# Boer Bucks



## silveira_ranch (Jun 14, 2013)

Got them at our local auction on a whim, now need to pick ONE. I am leaning towards the black buck.


----------



## Jessica84 (Oct 27, 2011)

Body wise they look about the same to me the black one looks a bit more thick in the chest.....and well after solid reds my next favorite color is black heads so I pick the black one


----------



## ptgoats45 (Nov 28, 2011)

I pick the black one too.

Just as a hint... to get that tag off without ripping their hair out, spray WD-40 underneath on the glue and slowly pull it off. It will come right off. The WD-40 will also help to get the glue off of their hair. I learned this trick from a guy who used to work at a cattle sale barn, the owner would buy cattle from other sales and it was his job to remove the old tags, clean the glue off and put on a new tag so they could be run through that sale without people knowing they just came from another.


----------



## Jessica84 (Oct 27, 2011)

ptgoats45 said:


> I pick the black one too.
> 
> Just as a hint... to get that tag off without ripping their hair out, spray WD-40 underneath on the glue and slowly pull it off. It will come right off. The WD-40 will also help to get the glue off of their hair. I learned this trick from a guy who used to work at a cattle sale barn, the owner would buy cattle from other sales and it was his job to remove the old tags, clean the glue off and put on a new tag so they could be run through that sale without people knowing they just came from another.

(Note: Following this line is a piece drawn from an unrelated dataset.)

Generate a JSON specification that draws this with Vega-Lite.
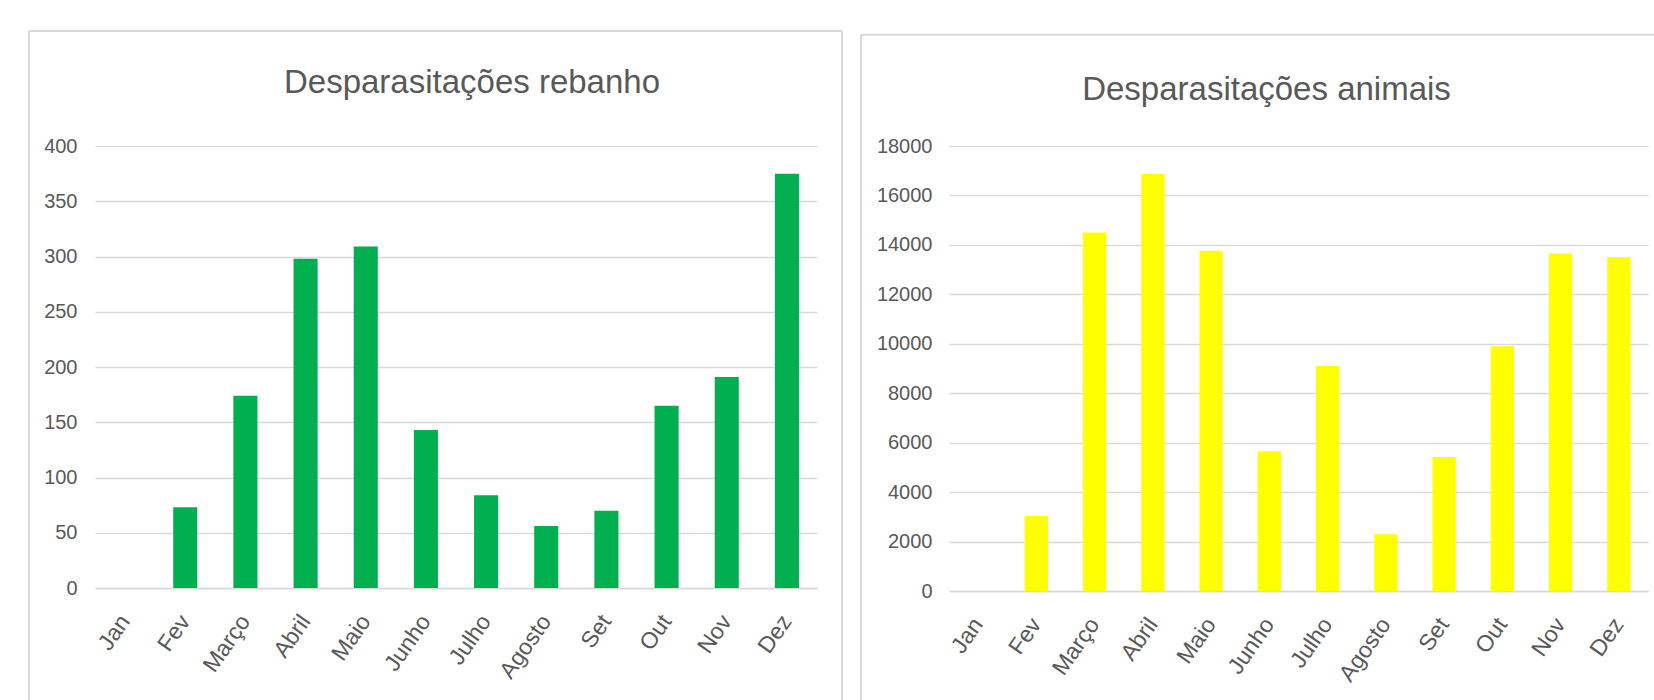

Ha!! Where have you and that idea been my whole goat buying time lol. I still have some with glue on them from 4 months ago!!!
Also Brit wanted to tell you.....Brandi the owner lady said that the father to those kids is a black Wilton buck. She has their fathers full brother so she was stoked to see spots from him sincethis is her first year using her buck.


----------



## silveira_ranch (Jun 14, 2013)

Brandi? The breeder of these kids? Any way I could get in touch with her?


----------



## Jessica84 (Oct 27, 2011)

She's not the breeder she just talked to them when they brought them in. She is blond with glasses usually does the computer stuff above the ring. You can try asking her but be warned they get POed if anyone trys to do side deals. The old man yelled at me when I bought 10 baby ducks and gave one to a kid at price. I can try and ask her if you want....I told her 1000 times I'm done buying lol


----------